At least from 1969, Nixon operated on the principle that, at his direction, federal officials could violate the law. On June 17, 1972, members of his Special Investigations Unit (created without congressional authorization) were arrested while burglarizing the national Democratic party offices in the Watergate office-and-apartment complex in Washington, D.C.
A frantic effort then began, urged on by the president, to cover up links between the Watergate burglars and the executive branch. This cover-up constituted an obstruction of justice, a felony. This fact, however, was kept hidden through many months of congressional hearings (begun in May 1973) into the burglaries. Televised, they were watched by multitudes.
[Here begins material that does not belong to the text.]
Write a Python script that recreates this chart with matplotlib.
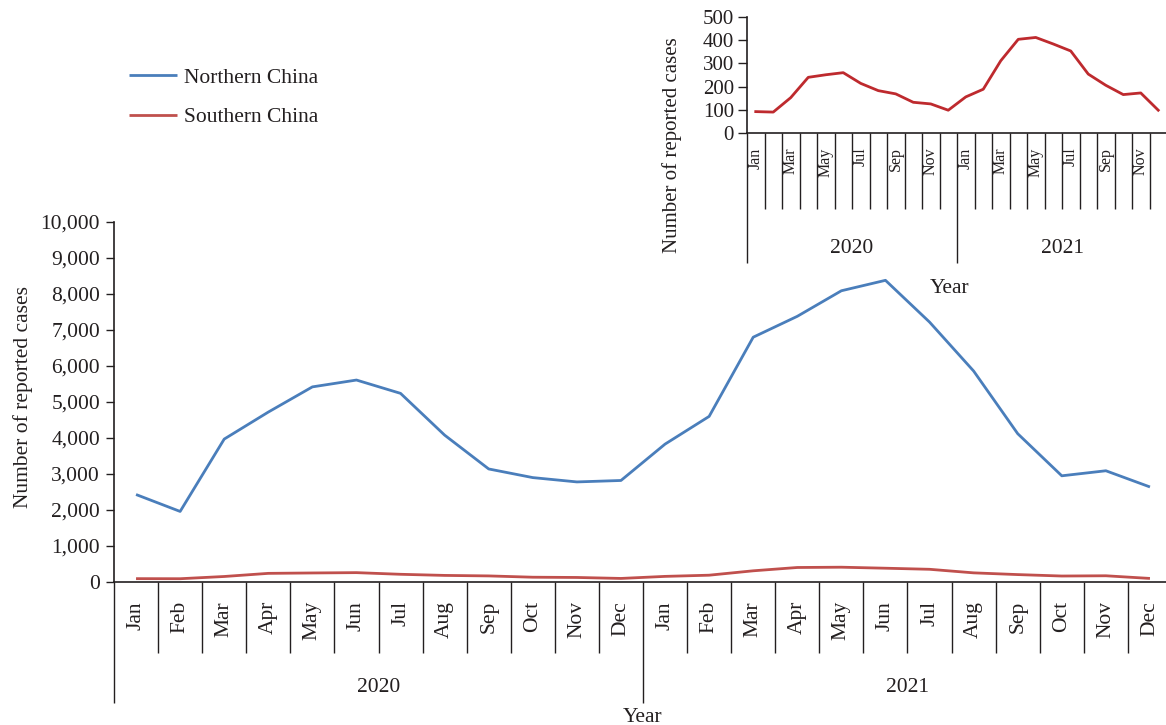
import matplotlib
matplotlib.use("Agg")
import matplotlib.pyplot as plt
from matplotlib.ticker import FuncFormatter, MultipleLocator

# ---- data ----
months = ['Jan', 'Feb', 'Mar', 'Apr', 'May', 'Jun',
          'Jul', 'Aug', 'Sep', 'Oct', 'Nov', 'Dec']
years = ['2020', '2021']
north = [2430, 1960, 3970, 4720, 5420, 5610, 5240, 4080, 3140, 2900, 2780, 2820,
         3830, 4600, 6800, 7380, 8090, 8380, 7220, 5860, 4120, 2950, 3090, 2640]
south = [93, 91, 153, 240, 251, 260, 214, 183, 169, 133, 126, 99,
         156, 189, 311, 403, 411, 383, 353, 254, 206, 166, 173, 99]
series_names = ['Northern China', 'Southern China']

W, H = 1166, 725
FS = 15.5
TXT = '#231f20'
plt.rcParams['font.family'] = ['Liberation Serif', 'DejaVu Serif']
plt.rcParams['text.color'] = TXT
plt.rcParams['axes.labelcolor'] = TXT
plt.rcParams['xtick.color'] = TXT
plt.rcParams['ytick.color'] = TXT
plt.rcParams['axes.edgecolor'] = TXT

fig = plt.figure(figsize=(W / 100, H / 100), dpi=100)


def px_box(left, top, right, bottom):
    return [left / W, 1 - bottom / H, (right - left) / W, (bottom - top) / H]


def category_axis(ax, n, short_len, long_len, label_every, label_off, year_off,
                  month_fs):
    ax.set_xlim(-0.5, n - 0.5)
    ax.set_xticks([-0.5, 11.5, 23.5])
    ax.set_xticks([i - 0.5 for i in range(n + 1)], minor=True)
    ax.tick_params(axis='x', which='major', length=long_len * 0.72, width=1,
                   labelbottom=False, direction='out')
    ax.tick_params(axis='x', which='minor', length=short_len * 0.72, width=1,
                   direction='out')
    for i in range(0, n, label_every):
        ax.annotate(months[i % 12], xy=(i, 0), xycoords=('data', 'axes fraction'),
                    xytext=(0, -label_off), textcoords='offset pixels',
                    rotation=90, ha='center', va='top', fontsize=month_fs)
    for k, y in enumerate(years):
        ax.annotate(y, xy=(5.5 + 12 * k, 0), xycoords=('data', 'axes fraction'),
                    xytext=(0, -year_off), textcoords='offset pixels',
                    ha='center', va='center', fontsize=FS)


# ---- main chart ----
ax = fig.add_axes(px_box(114, 222, 1172, 582))
x = list(range(len(north)))
l1, = ax.plot(x, north, color='#4a7ebb', lw=2.0, solid_capstyle='butt')
l2, = ax.plot(x, south, color='#c0504d', lw=2.0, solid_capstyle='butt')
ax.set_ylim(0, 10000)
ax.yaxis.set_major_locator(MultipleLocator(1000))
ax.yaxis.set_major_formatter(FuncFormatter(lambda v, p: f'{int(v):,}'))
ax.tick_params(axis='y', length=6, width=1, labelsize=FS, pad=4)
for s in ['top', 'right']:
    ax.spines[s].set_visible(False)
for s in ['left', 'bottom']:
    ax.spines[s].set_linewidth(1.2)
category_axis(ax, 24, 71, 121, 1, 19, 105, FS)
ax.annotate('Year', xy=(0.5, 0), xycoords='axes fraction', xytext=(0, -135),
            textcoords='offset pixels', ha='center', va='center', fontsize=FS)
ax.set_ylabel('Number of reported cases', fontsize=FS)
ax.yaxis.set_label_coords(-0.077, 0.515)

fig.legend([l1, l2], series_names, loc='upper left',
           bbox_to_anchor=(118 / W, 1 - 57 / H), frameon=False, borderpad=0,
           fontsize=FS, handlelength=2.23, handletextpad=0.33, labelspacing=0.9)

# ---- inset: Southern China ----
ax2 = fig.add_axes(px_box(747, 16.7, 1167, 133.3))
ax2.plot(x, south, color='#be2a2e', lw=2.0)
ax2.set_ylim(0, 500)
ax2.yaxis.set_major_locator(MultipleLocator(100))
ax2.tick_params(axis='y', length=6.5, width=1, labelsize=15, pad=3)
for s in ['top', 'right']:
    ax2.spines[s].set_visible(False)
for s in ['left', 'bottom']:
    ax2.spines[s].set_linewidth(1.2)
category_axis(ax2, 24, 76, 130, 2, 14, 115, 11.5)
ax2.annotate('Year', xy=(0.5, 0), xycoords='axes fraction', xytext=(-7, -155),
             textcoords='offset pixels', ha='center', va='center', fontsize=FS)
ax2.set_ylabel('Number of reported cases', fontsize=15)
ax2.yaxis.set_label_coords(-0.155, -0.10)

fig.savefig('out.png', dpi=100)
The American people learned of millions of dollars jammed into office safes and sluiced about from hand to hand to finance shady dealings, of elaborate procedures for covering tracks and destroying papers, and of tapes recording the presidents conversations with his aides.
With Watergate eroding Nixons prestige, Congress finally halted American fighting in Indochina by cutting off funds (after Aug. 15, 1973) to finance the bombing of Cambodia, which had continued after the Vietnam Peace Agreement. Thus, Americas longest war was finally concluded. In November 1973, Congress passed, over the presidents veto, the War Powers Act, sharply limiting the executives freedom of action in initiating foreign wars. When Vice-President Spiro T. AGNEW resigned his office on Oct. 10, 1973, Nixon, with Senate ratification, appointed Gerald R. Ford to replace him.